## Task instructions
Omit pictures and quote the listing below line by line, from its start through the line that holds "const fmt = d".
━━ Stored data ━━
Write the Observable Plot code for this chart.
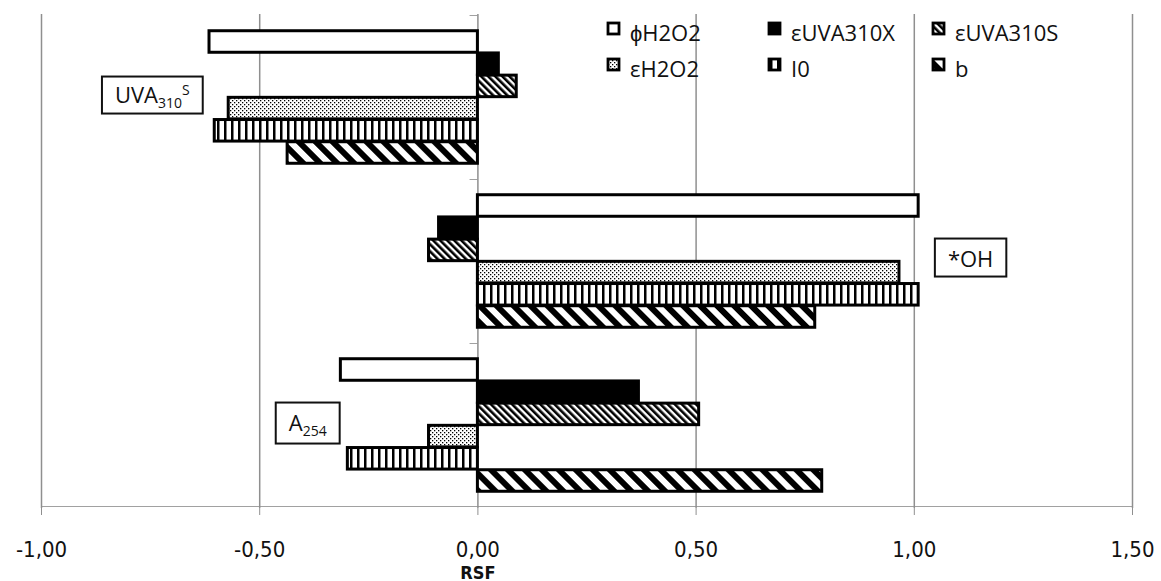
<!DOCTYPE html>
<html><head><meta charset="utf-8">
<script src="https://cdn.jsdelivr.net/npm/d3@7"></script>
<script src="https://cdn.jsdelivr.net/npm/@observablehq/plot@0.6"></script>
<style>
body{margin:0;background:#fff;}
#wrap{position:relative;width:1161px;height:581px;}
#legend{position:absolute;left:0;top:0;pointer-events:none;}
</style></head><body><div id="wrap"></div>
<script>
// ---- data ----
const categories = ["UVA310S", "*OH", "A254"];
const series = ["ϕH2O2", "εUVA310X", "εUVA310S", "εH2O2", "I0", "b"];
const valuesUVA310S = [-0.615, 0.048, 0.089, -0.571, -0.603, -0.436];
const valuesOH = [1.01, -0.089, -0.112, 0.966, 1.01, 0.773];
const valuesA254 = [-0.314, 0.369, 0.507, -0.112, -0.298, 0.789];
const xTicks = [-1, -0.5, 0, 0.5, 1, 1.5];
const gridTicks = [-1, -0.5, 0.5, 1, 1.5];
const annotations = [
  {category: "UVA310S", x: -0.746, base: "UVA", sub: "310", sup: "S"},
  {category: "*OH", x: 1.129, base: "*OH", sub: "", sup: ""},
  {category: "A254", x: -0.39, base: "A", sub: "254", sup: ""}
];

const valueTable = [valuesUVA310S, valuesOH, valuesA254];
const data = [];
categories.forEach((c, ci) => series.forEach((s, si) => data.push({category: c, series: s, value: valueTable[ci][si]})));

// ---- styling ----
const W = 1161, H = 581, mt = 14, mb = 73, ml = 41, mr = 29;
const band = (H - mt - mb) / categories.length;
const barH = 22.2;
const pad = (band - barH * series.length) / 2;
const gray = "#8f8f8f";
const fills = ["white", "black", "url(#pUvaS)", "url(#pH2O2)", "url(#pI0)", "url(#pB)"];
const fmt = d => d.toFixed(2).replace(".", ",");

const chart = Plot.plot({
  width: W, height: H,
  marginTop: mt, marginBottom: mb, marginLeft: ml, marginRight: mr,
  style: {fontFamily: "'DejaVu Sans Condensed', 'DejaVu Sans', sans-serif", background: "white", overflow: "visible"},
  x: {domain: [-1, 1.5]},
  y: {domain: categories, padding: 0, axis: null},
  marks: [
    Plot.ruleX(gridTicks, {stroke: gray, strokeWidth: 1.5}),
    Plot.ruleX([0], {stroke: gray, strokeWidth: 1.5}),
    Plot.barX(categories, {y: d => d, x1: -0.018, x2: 0, insetBottom: band - 1.5, fill: gray}),
    Plot.barX([categories[categories.length - 1]], {y: d => d, x1: -1, x2: 1.5, insetTop: band - 1.5, fill: gray}),
    ...series.map((s, i) => Plot.barX(data.filter(d => d.series === s), {
      y: "category", x1: 0, x2: "value",
      fill: fills[i], stroke: "black", strokeWidth: 3,
      insetTop: pad + i * barH, insetBottom: band - pad - (i + 1) * barH
    })),
    Plot.axisX({ticks: xTicks, tickFormat: fmt, tickSize: 7, tickPadding: 26, stroke: gray, fill: "#111", fontSize: 22, label: null}),
    Plot.text([{v: 0, t: "RSF"}], {x: "v", text: "t", frameAnchor: "bottom", lineAnchor: "bottom", dy: 70, fontWeight: "bold", fontSize: 18, fill: "#111"}),
    Plot.text(annotations, {x: "x", y: "category", text: d => d.base + d.sub + d.sup, fontFamily: "'Open Sans', sans-serif", fontSize: 22, fill: "#111", dy: -2})
  ]
});

document.getElementById("wrap").appendChild(chart);
const svg = d3.select(chart);

// ---- patterns ----
function addPatterns(sel) {
  const defs = sel.insert("defs", ":first-child");
  const p1 = defs.append("pattern").attr("id", "pUvaS").attr("patternUnits", "userSpaceOnUse")
    .attr("width", 5).attr("height", 5).attr("patternTransform", "rotate(-45)");
  p1.append("rect").attr("width", 5).attr("height", 5).attr("fill", "white");
  p1.append("rect").attr("width", 2.6).attr("height", 5).attr("fill", "black");
  const p2 = defs.append("pattern").attr("id", "pH2O2").attr("patternUnits", "userSpaceOnUse")
    .attr("width", 4).attr("height", 4);
  p2.append("rect").attr("width", 4).attr("height", 4).attr("fill", "white");
  p2.append("rect").attr("width", 1.3).attr("height", 1.3).attr("fill", "black");
  p2.append("rect").attr("x", 2).attr("y", 2).attr("width", 1.3).attr("height", 1.3).attr("fill", "black");
  const p3 = defs.append("pattern").attr("id", "pI0").attr("patternUnits", "userSpaceOnUse")
    .attr("width", 7).attr("height", 7);
  p3.append("rect").attr("width", 7).attr("height", 7).attr("fill", "white");
  p3.append("rect").attr("width", 2.5).attr("height", 7).attr("fill", "black");
  const p4 = defs.append("pattern").attr("id", "pB").attr("patternUnits", "userSpaceOnUse")
    .attr("width", 12).attr("height", 12).attr("patternTransform", "rotate(-45)");
  p4.append("rect").attr("width", 12).attr("height", 12).attr("fill", "white");
  p4.append("rect").attr("width", 6).attr("height", 12).attr("fill", "black");
}
addPatterns(svg);

// ---- annotation boxes with sub/superscripts ----
annotations.forEach(a => {
  const full = a.base + a.sub + a.sup;
  svg.selectAll("text").filter(function () { return this.textContent === full; }).each(function () {
    const t = d3.select(this);
    t.text(null);
    t.append("tspan").text(a.base);
    if (a.sub) t.append("tspan").attr("font-size", 14).attr("dy", 5).text(a.sub);
    if (a.sup) t.append("tspan").attr("font-size", 14).attr("dy", -13).text(a.sup);
    const bb = this.getBBox();
    const r = document.createElementNS("http://www.w3.org/2000/svg", "rect");
    const px = 13, py = a.sup ? 2 : 4;
    r.setAttribute("x", bb.x - px);
    r.setAttribute("y", bb.y - py);
    r.setAttribute("width", bb.width + 2 * px);
    r.setAttribute("height", bb.height + 2 * py);
    r.setAttribute("fill", "white");
    r.setAttribute("stroke", "#111");
    r.setAttribute("stroke-width", 2);
    if (this.getAttribute("transform")) r.setAttribute("transform", this.getAttribute("transform"));
    this.parentNode.insertBefore(r, this);
  });
});

// ---- legend ----
const lg = d3.select("#wrap").append("svg").attr("id", "legend").attr("width", W).attr("height", H);
const colX = [607, 768, 932];
series.forEach((s, i) => {
  const col = i % 3, row = Math.floor(i / 3);
  const x = colX[col], yb = 41 + row * 36;
  lg.append("rect").attr("x", x + 1).attr("y", yb - 18).attr("width", 11).attr("height", 11)
    .attr("fill", fills[i]).attr("stroke", "black").attr("stroke-width", 2.8);
  lg.append("text").attr("x", x + 23).attr("y", yb).attr("font-family", "'Open Sans', sans-serif")
    .attr("font-size", 22).attr("fill", "#111").text(s);
});
</script></body></html>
━━━
## Result below
Write the Observable Plot code for this chart.
<!DOCTYPE html>
<html><head><meta charset="utf-8">
<script src="https://cdn.jsdelivr.net/npm/d3@7"></script>
<script src="https://cdn.jsdelivr.net/npm/@observablehq/plot@0.6"></script>
<style>
body{margin:0;background:#fff;}
#wrap{position:relative;width:1161px;height:581px;}
#legend{position:absolute;left:0;top:0;pointer-events:none;}
</style></head><body><div id="wrap"></div>
<script>
// ---- data ----
const categories = ["UVA310S", "*OH", "A254"];
const series = ["ϕH2O2", "εUVA310X", "εUVA310S", "εH2O2", "I0", "b"];
const valuesUVA310S = [-0.615, 0.048, 0.089, -0.571, -0.603, -0.436];
const valuesOH = [1.01, -0.089, -0.112, 0.966, 1.01, 0.773];
const valuesA254 = [-0.314, 0.369, 0.507, -0.112, -0.298, 0.789];
const xTicks = [-1, -0.5, 0, 0.5, 1, 1.5];
const gridTicks = [-1, -0.5, 0.5, 1, 1.5];
const annotations = [
  {category: "UVA310S", x: -0.746, base: "UVA", sub: "310", sup: "S"},
  {category: "*OH", x: 1.129, base: "*OH", sub: "", sup: ""},
  {category: "A254", x: -0.39, base: "A", sub: "254", sup: ""}
];

const valueTable = [valuesUVA310S, valuesOH, valuesA254];
const data = [];
categories.forEach((c, ci) => series.forEach((s, si) => data.push({category: c, series: s, value: valueTable[ci][si]})));

// ---- styling ----
const W = 1161, H = 581, mt = 14, mb = 73, ml = 41, mr = 29;
const band = (H - mt - mb) / categories.length;
const barH = 22.2;
const pad = (band - barH * series.length) / 2;
const gray = "#8f8f8f";
const fills = ["white", "black", "url(#pUvaS)", "url(#pH2O2)", "url(#pI0)", "url(#pB)"];
const fmt = d => d.toFixed(2).replace(".", ",");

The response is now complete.